Il rejoue son rôle d’enseignant, à partir de 1991, en mettant en place un cours pratique de cinéma documentaire pour l’Université Paris VIII. Il reprend aussi ses crayons pour écrire puis dessiner les story-boards de plusieurs scénarios de films en relief. Il obtient quelques aides à la réécriture qui lui permettent d’espérer que ses projets aboutiront.
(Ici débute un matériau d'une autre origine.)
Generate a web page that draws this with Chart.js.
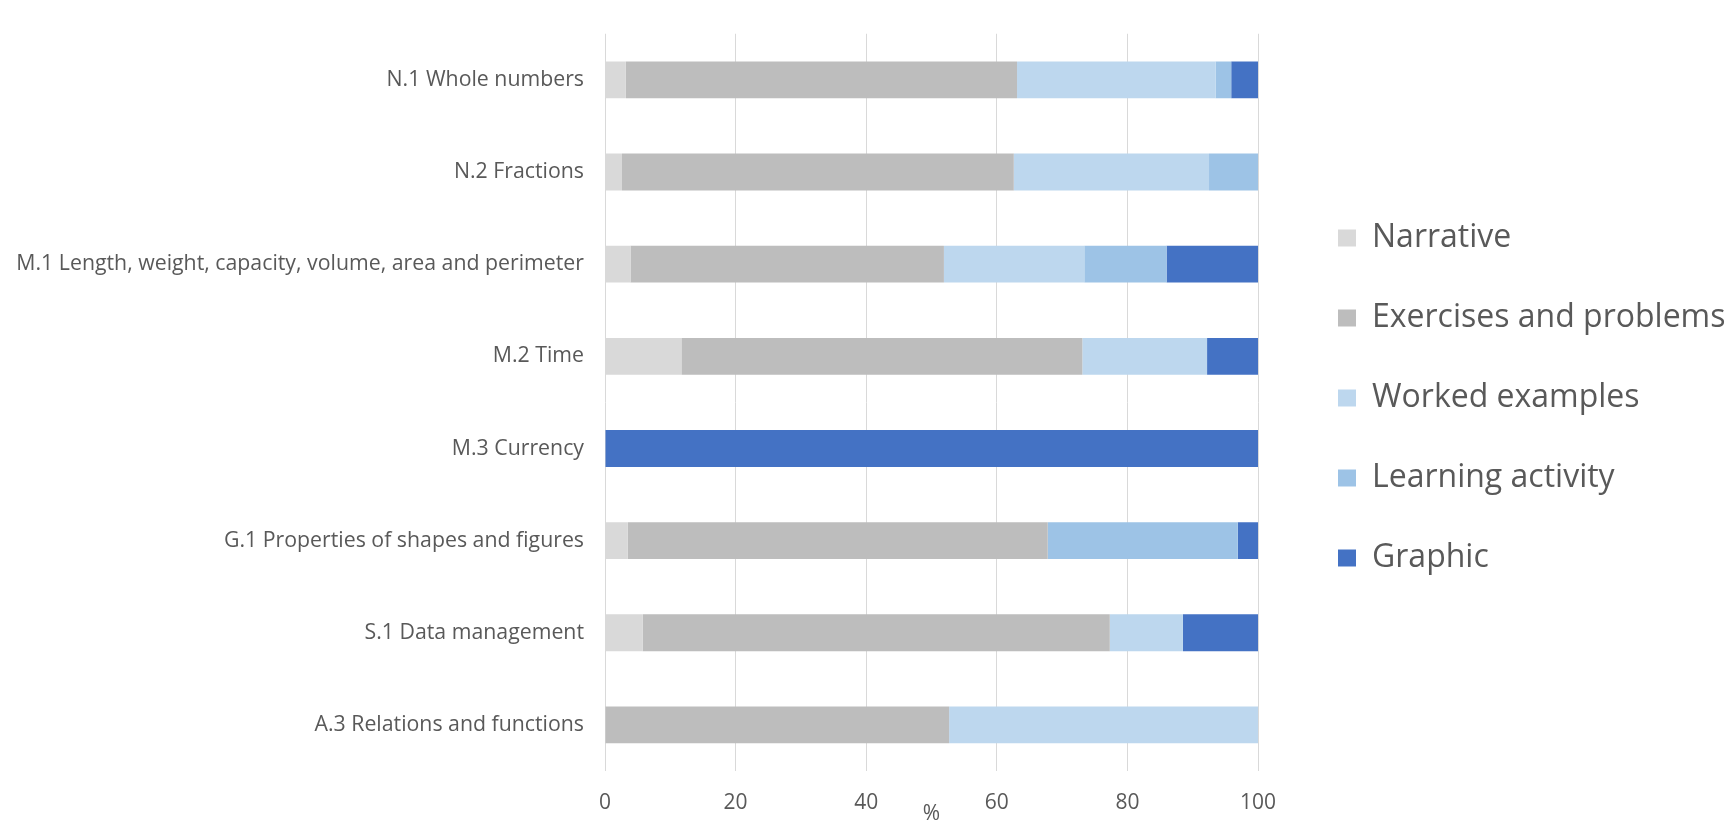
<!DOCTYPE html>
<html>
<head>
<meta charset="utf-8">
<title>Content types by topic</title>
<script src="https://cdn.jsdelivr.net/npm/chart.js@4/dist/chart.umd.min.js"></script>
<style>
    html, body { margin: 0; padding: 0; background: #ffffff; }
    #chartBox { position: relative; width: 1731px; height: 825px; }
</style>
</head>
<body>
<div id="chartBox"><canvas id="topicChart"></canvas></div>
<script>
// Topics, top to bottom
const topics = [
    'N.1 Whole numbers',
    'N.2 Fractions',
    'M.1 Length, weight, capacity, volume, area and perimeter',
    'M.2 Time',
    'M.3 Currency',
    'G.1 Properties of shapes and figures',
    'S.1 Data management',
    'A.3 Relations and functions'
];

// Share of each content type per topic (%)
const narrative = [3.2, 2.6, 3.9, 11.7, 0, 3.5, 5.8, 0];
const exercises = [59.9, 60.0, 48.0, 61.4, 0, 64.3, 71.5, 52.7];
const workedExamples = [30.4, 29.9, 21.5, 19.1, 0, 0, 11.2, 47.3];
const learningActivity = [2.4, 7.5, 12.6, 0, 0, 29.1, 0, 0];
const graphic = [4.1, 0, 14.0, 7.8, 100, 3.1, 11.5, 0];

const seriesNames = ['Narrative', 'Exercises and problems', 'Worked examples', 'Learning activity', 'Graphic'];
const seriesColors = ['#D9D9D9', '#BDBDBD', '#BDD7EE', '#9DC3E6', '#4472C4'];
const xTicks = [0, 20, 40, 60, 80, 100];

const textColor = '#595959';
Chart.defaults.font.family = "'Open Sans', sans-serif";
Chart.defaults.color = textColor;

const seriesValues = [narrative, exercises, workedExamples, learningActivity, graphic];

const datasets = seriesNames.map((name, i) => ({
    label: name,
    data: seriesValues[i],
    backgroundColor: seriesColors[i],
    borderWidth: 0,
    xAxisID: 'x',
    yAxisID: 'y',
    categoryPercentage: 1.0,
    barPercentage: 0.4
}));

new Chart(document.getElementById('topicChart'), {
    type: 'bar',
    data: { labels: topics, datasets: datasets },
    options: {
        indexAxis: 'y',
        responsive: true,
        maintainAspectRatio: false,
        animation: false,
        layout: { padding: { top: 10, left: 0, right: 0, bottom: 0 } },
        scales: {
            x: {
                stacked: true,
                min: 0,
                max: 100,
                afterBuildTicks: (scale) => { scale.ticks = xTicks.map(v => ({ value: v })); },
                afterFit: (scale) => { scale.height = 54; },
                grid: { color: '#D9D9D9', lineWidth: 1, drawTicks: false },
                border: { display: false },
                ticks: { padding: 19, color: textColor, font: { size: 21 } },
                title: {
                    display: true,
                    text: '%',
                    color: textColor,
                    font: { size: 21 },
                    padding: { top: 0, bottom: -2 }
                }
            },
            y: {
                stacked: true,
                afterFit: (scale) => { scale.width = 605; },
                grid: { display: false, drawTicks: false },
                border: { display: false },
                ticks: { padding: 21, color: textColor, font: { size: 21.3 } }
            },
            // empty spacer between the plot and the legend
            gap: {
                axis: 'y',
                position: 'right',
                display: true,
                afterFit: (scale) => { scale.width = 32; },
                grid: { display: false },
                border: { display: false },
                ticks: { display: false }
            }
        },
        plugins: {
            legend: {
                position: 'right',
                align: 'start',
                maxWidth: 441,
                title: { display: true, text: ' ', font: { size: 20 }, padding: { top: 140, bottom: 0 } },
                labels: {
                    boxWidth: 18,
                    boxHeight: 17,
                    padding: 48,
                    color: textColor,
                    font: { size: 32 }
                }
            },
            tooltip: {
                callbacks: {
                    label: (ctx) => ctx.dataset.label + ': ' + ctx.parsed.x + '%'
                }
            }
        }
    }
});
</script>
</body>
</html>
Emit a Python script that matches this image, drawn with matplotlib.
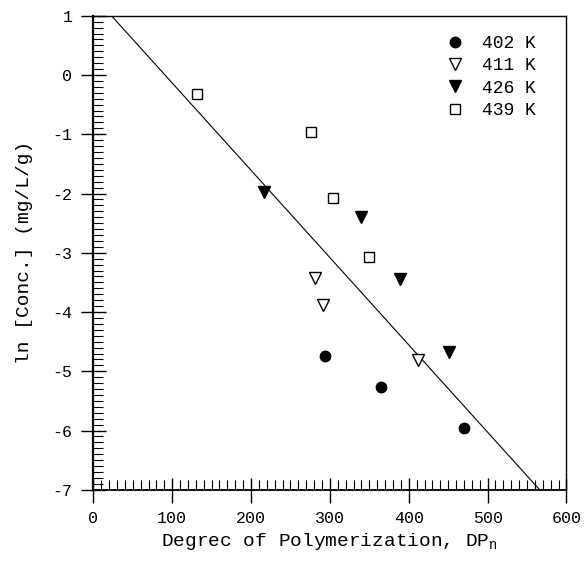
import matplotlib.pyplot as plt
from matplotlib.ticker import MultipleLocator

plt.rcParams['font.family'] = ['Liberation Mono', 'DejaVu Sans Mono']
plt.rcParams['axes.unicode_minus'] = False

# 402 K
dp_402 = [294, 365, 470]
lnc_402 = [-4.75, -5.26, -5.96]
# 411 K
dp_411 = [281, 291, 412]
lnc_411 = [-3.42, -3.88, -4.81]
# 426 K
dp_426 = [216, 339, 389, 451]
lnc_426 = [-1.98, -2.40, -3.45, -4.67]
# 439 K
dp_439 = [131, 276, 304, 349]
lnc_439 = [-0.32, -0.97, -2.08, -3.07]

# fitted line
fit_dp = [23, 566]
fit_lnc = [1.0, -7.0]

fig = plt.figure(figsize=(5.87, 5.63), dpi=100)
ax = fig.add_axes([0.159, 0.13, 0.806, 0.842])

ax.plot(fit_dp, fit_lnc, color='black', lw=0.8)
ax.plot(dp_402, lnc_402, 'o', color='black', ms=7.5, ls='none', label='402 K')
ax.plot(dp_411, lnc_411, 'v', mfc='white', mec='black', mew=1.0, ms=8, ls='none', label='411 K')
ax.plot(dp_426, lnc_426, 'v', color='black', ms=8, ls='none', label='426 K')
ax.plot(dp_439, lnc_439, 's', mfc='white', mec='black', mew=1.0, ms=6.5, ls='none', label='439 K')

ax.set_xlim(0, 600)
ax.set_ylim(-7, 1)
ax.xaxis.set_major_locator(MultipleLocator(100))
ax.xaxis.set_minor_locator(MultipleLocator(10))
ax.yaxis.set_major_locator(MultipleLocator(1))
ax.yaxis.set_minor_locator(MultipleLocator(0.1))
ax.tick_params(which='major', direction='inout', length=18, width=1.0, labelsize=12, pad=6)
ax.tick_params(which='minor', direction='in', length=7, width=0.8)
ax.tick_params(top=False, right=False)
for s in ax.spines.values():
    s.set_linewidth(1.0)
ax.spines['left'].set_linewidth(1.6)
ax.spines['bottom'].set_linewidth(1.3)

ax.set_xlabel('Degrec of Polymerization, DP$_\\mathregular{n}$', fontsize=14, labelpad=4)
ax.set_ylabel('ln [Conc.] (mg/L/g)', fontsize=14, labelpad=14)

ax.legend(loc='upper right', bbox_to_anchor=(0.95, 0.975), frameon=False,
          fontsize=13, handlelength=0.8, handletextpad=1.1, labelspacing=0.3,
          borderaxespad=0)

fig.savefig('out.png', dpi=100)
Ces années 90 marqueront également sa rencontre avec Les Productions du Futuroscope, qui développe des projets pour le Parc Européen de l’Image près de Poitiers. Avec sa polyvalence et sa connaissance des formats spéciaux, il s’impose comme un interlocuteur privilégié. Il collabore, pendant près de dix ans, à la conception et à la réalisation de films novateurs ou inédits qui participeront aux succès du Futuroscope. De même à cette époque, il réalise, pour Le Hameau du Vin de Georges Duboeuf, La Revole, la première comédie musicale française en 35 mm relief et Le Prix de la liberté, un film en 360° projeté sur 9 écrans pour Le Musée du Débarquement d’Arromanches, à l’occasion du cinquantième anniversaire du Débarquement en Normandie. Ces deux films resteront longtemps programmés dans leur salle respectivement construite pour leur seule diffusion et seront vus par des millions de spectateurs.


Début 2000, il peine toujours à trouver des partenaires pour ses projets de films en relief. Le film Avatar de James Cameron qui impulsera ce standard dans les salles est encore loin d’être sorti. Il rejoint les équipes d’Arane-Gulliver, le laboratoire spécialiste des grands formats qu’il a contribué, des années auparavant, à installer et à développer. Il continue d’améliorer, inventer et construire quelques machines dédiées au tirage des pellicules argentiques, dans tous les formats. Dans le même temps, avec les nouvelles possibilités qu’offrent les images numériques haute définition, il se lance dans la restauration de son premier long métrage qu’il souhaite diffuser en relief, son format de prédilection. En parallèle, il remporte un appel d’offres pour le Parc Vulcania et termine, en 2009, L’Odyssée magique, son dernier film grand format, en 70 mm 8 perforations, qui mélange prises de vues réelles et animation d’un personnage 3D. Il décède en juillet 2011, à Paris, sans avoir pu terminer la numérisation de son unique long métrage, alors qu’il réussissait à prouver, sur quelques minutes, qu’il pouvait être projeté en relief.

Dominique Benichetti était un virtuose des techniques cinématographiques, un maître de l’optique et de la mécanique. Souvent apparenté à un "professeur Tournesol" touche-à-tout, il était précurseur dans de nombreux domaines. Il laisse derrière lui un grand nombre de scénarios, en relief ou en grands formats, mais aussi plusieurs projets et films inachevés. Un an après sa disparition, ses qualités de cinéaste singulier seront finalement reconnues avec l’engouement critique que suscitera la distribution en numérique, aux États-Unis et en France, de son premier et définitivement dernier film, Le Cousin Jules.


* Dominique Benicheti change son patronyme en Benichetti en 2005 - parution au Journal Officiel.